GIVEN MATERIAL ▸

------------------------------------------------------------------------

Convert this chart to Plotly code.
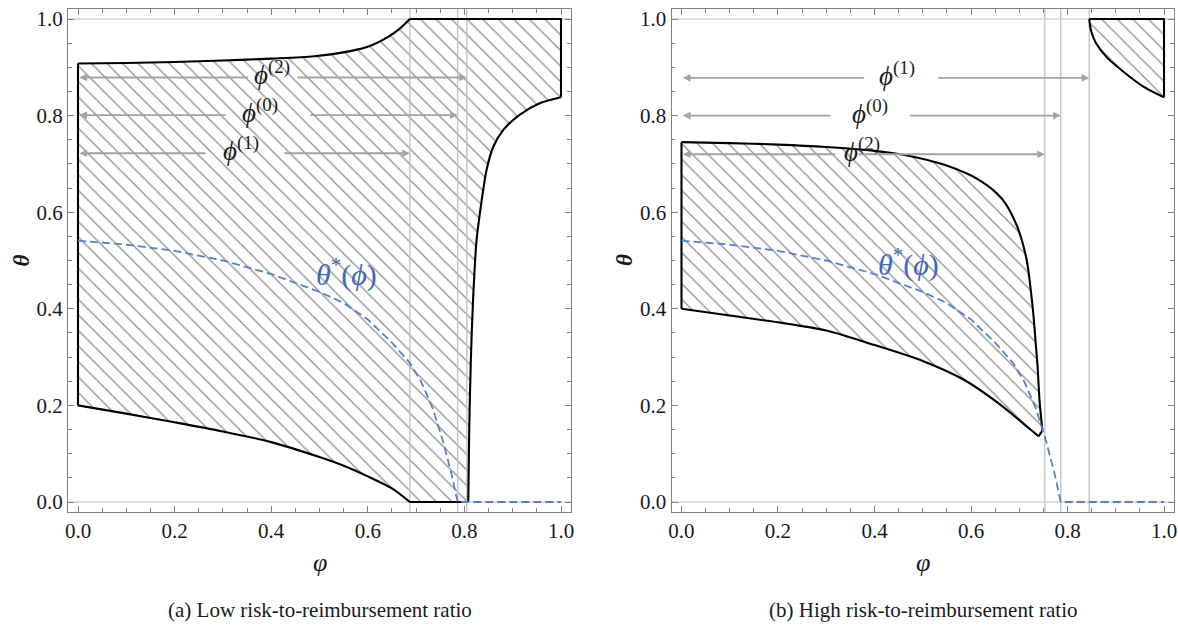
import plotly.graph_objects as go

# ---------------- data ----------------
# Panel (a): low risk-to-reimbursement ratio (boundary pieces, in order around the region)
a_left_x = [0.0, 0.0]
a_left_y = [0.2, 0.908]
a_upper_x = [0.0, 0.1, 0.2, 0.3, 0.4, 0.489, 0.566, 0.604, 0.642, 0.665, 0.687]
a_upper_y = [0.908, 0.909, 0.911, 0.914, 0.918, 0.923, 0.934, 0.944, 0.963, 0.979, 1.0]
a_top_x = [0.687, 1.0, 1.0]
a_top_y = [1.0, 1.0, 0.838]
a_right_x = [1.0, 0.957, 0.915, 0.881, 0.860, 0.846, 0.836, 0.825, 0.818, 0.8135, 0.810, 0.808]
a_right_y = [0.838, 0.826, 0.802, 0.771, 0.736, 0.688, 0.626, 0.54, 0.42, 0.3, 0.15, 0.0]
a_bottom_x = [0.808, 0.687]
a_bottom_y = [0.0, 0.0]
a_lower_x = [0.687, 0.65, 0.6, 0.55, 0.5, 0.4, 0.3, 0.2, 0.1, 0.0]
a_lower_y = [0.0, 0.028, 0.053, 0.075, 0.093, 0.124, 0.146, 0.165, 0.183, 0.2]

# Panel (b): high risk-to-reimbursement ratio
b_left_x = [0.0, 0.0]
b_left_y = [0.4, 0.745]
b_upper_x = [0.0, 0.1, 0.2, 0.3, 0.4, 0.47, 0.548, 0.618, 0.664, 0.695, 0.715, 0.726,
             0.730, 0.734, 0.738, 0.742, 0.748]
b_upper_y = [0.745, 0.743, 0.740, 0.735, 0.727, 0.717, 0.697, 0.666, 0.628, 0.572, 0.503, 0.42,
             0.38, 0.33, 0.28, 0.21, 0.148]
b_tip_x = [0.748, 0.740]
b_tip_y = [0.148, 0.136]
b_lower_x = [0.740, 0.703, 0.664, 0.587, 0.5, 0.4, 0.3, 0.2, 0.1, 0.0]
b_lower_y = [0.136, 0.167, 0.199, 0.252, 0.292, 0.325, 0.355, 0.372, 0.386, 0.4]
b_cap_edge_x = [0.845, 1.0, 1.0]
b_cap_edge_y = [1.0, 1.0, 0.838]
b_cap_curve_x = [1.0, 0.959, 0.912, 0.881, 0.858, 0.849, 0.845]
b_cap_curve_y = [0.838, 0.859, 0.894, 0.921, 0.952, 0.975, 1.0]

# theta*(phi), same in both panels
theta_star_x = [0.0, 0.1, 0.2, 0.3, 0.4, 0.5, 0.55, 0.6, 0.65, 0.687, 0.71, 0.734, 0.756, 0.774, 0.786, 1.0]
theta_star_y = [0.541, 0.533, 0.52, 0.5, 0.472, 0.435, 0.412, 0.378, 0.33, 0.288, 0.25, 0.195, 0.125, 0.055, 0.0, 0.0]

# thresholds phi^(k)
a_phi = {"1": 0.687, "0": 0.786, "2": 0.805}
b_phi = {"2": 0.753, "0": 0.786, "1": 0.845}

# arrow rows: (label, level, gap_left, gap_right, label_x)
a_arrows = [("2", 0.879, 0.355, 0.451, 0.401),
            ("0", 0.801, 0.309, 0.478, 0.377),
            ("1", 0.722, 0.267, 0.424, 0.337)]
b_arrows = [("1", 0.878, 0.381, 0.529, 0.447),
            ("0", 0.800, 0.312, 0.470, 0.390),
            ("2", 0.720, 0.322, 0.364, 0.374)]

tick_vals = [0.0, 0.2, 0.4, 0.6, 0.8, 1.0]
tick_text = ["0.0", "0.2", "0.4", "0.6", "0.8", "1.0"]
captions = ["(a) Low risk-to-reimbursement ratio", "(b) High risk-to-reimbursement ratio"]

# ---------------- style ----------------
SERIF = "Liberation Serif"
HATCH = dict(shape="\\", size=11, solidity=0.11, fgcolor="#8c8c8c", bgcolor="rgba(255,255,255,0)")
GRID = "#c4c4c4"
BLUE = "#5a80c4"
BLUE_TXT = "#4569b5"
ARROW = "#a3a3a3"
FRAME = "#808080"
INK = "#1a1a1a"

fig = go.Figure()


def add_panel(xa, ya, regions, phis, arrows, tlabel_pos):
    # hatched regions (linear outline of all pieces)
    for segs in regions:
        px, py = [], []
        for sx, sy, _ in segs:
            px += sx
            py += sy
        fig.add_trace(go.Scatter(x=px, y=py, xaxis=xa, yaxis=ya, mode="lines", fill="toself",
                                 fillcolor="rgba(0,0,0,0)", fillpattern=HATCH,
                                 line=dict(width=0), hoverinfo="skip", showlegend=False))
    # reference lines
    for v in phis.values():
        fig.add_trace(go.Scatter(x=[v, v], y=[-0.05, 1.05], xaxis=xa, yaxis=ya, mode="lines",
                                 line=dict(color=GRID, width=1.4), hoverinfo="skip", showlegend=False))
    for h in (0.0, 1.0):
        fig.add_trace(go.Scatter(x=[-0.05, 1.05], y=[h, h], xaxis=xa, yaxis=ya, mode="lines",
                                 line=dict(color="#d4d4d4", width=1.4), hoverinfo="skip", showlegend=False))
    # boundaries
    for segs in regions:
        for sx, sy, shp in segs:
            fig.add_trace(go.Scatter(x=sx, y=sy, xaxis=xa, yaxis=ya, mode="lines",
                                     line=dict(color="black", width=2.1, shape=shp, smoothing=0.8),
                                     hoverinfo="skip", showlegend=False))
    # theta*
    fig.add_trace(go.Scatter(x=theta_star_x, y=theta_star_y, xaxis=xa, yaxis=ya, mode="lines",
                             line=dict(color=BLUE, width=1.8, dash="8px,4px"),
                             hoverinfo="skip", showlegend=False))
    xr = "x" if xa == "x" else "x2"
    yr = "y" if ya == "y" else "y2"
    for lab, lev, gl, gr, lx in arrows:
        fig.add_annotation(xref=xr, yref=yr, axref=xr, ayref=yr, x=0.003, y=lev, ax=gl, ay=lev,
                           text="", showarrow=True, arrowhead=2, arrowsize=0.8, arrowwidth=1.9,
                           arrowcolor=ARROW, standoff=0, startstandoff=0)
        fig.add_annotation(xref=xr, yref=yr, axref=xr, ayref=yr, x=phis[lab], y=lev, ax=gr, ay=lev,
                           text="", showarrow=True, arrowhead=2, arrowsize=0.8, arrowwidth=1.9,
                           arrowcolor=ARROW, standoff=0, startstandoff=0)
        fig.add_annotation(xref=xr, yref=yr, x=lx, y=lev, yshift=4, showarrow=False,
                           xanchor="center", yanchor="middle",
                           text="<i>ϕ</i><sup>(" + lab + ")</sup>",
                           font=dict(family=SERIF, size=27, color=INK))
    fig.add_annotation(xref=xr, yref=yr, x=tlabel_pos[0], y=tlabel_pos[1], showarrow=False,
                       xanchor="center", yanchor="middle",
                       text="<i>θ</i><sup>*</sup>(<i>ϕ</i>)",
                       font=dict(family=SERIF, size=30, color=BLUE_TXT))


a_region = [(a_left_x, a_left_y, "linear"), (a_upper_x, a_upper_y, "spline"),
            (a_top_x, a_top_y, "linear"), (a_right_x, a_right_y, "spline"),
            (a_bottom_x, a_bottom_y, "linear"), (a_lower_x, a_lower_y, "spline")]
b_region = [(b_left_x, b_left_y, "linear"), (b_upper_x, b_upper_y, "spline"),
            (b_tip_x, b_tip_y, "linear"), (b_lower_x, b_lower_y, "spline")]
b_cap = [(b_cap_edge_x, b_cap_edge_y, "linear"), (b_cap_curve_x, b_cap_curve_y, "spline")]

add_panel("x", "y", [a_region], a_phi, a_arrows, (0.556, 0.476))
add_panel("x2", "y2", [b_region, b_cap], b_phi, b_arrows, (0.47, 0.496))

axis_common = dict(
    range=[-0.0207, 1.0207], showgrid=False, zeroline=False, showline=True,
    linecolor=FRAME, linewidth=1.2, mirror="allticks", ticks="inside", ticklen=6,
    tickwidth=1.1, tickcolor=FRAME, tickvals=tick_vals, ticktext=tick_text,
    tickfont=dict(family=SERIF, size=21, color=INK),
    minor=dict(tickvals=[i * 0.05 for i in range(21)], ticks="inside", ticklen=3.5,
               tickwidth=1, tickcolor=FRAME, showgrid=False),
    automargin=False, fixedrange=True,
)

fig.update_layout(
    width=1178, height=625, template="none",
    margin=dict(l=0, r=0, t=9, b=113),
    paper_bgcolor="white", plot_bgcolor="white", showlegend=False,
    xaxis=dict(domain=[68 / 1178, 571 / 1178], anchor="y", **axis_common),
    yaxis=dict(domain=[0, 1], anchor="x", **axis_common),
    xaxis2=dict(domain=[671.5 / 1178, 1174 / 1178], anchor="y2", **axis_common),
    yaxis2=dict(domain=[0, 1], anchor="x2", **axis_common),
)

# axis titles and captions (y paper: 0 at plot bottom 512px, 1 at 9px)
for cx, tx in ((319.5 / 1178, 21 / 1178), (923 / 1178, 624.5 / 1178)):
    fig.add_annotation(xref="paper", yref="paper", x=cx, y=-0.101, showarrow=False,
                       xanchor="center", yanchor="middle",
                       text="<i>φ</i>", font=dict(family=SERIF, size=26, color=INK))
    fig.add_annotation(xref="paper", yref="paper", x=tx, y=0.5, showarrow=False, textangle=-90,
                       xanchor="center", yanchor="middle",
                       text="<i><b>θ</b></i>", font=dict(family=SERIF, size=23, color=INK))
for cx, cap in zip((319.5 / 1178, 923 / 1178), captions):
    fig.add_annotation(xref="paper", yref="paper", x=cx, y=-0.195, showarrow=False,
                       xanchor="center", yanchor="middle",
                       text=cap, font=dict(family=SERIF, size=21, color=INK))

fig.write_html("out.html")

------------------------------------------------------------------------

WHAT IS REQUIRED ▸ Exactly reproduce the run of lines from the start of the listing through the line with "import plotly.graph_objects as go", inclusive; pictures are not copied.

SOLUTION FOR THIS EXERCISE ▸
Convert this chart to Plotly code.
import plotly.graph_objects as go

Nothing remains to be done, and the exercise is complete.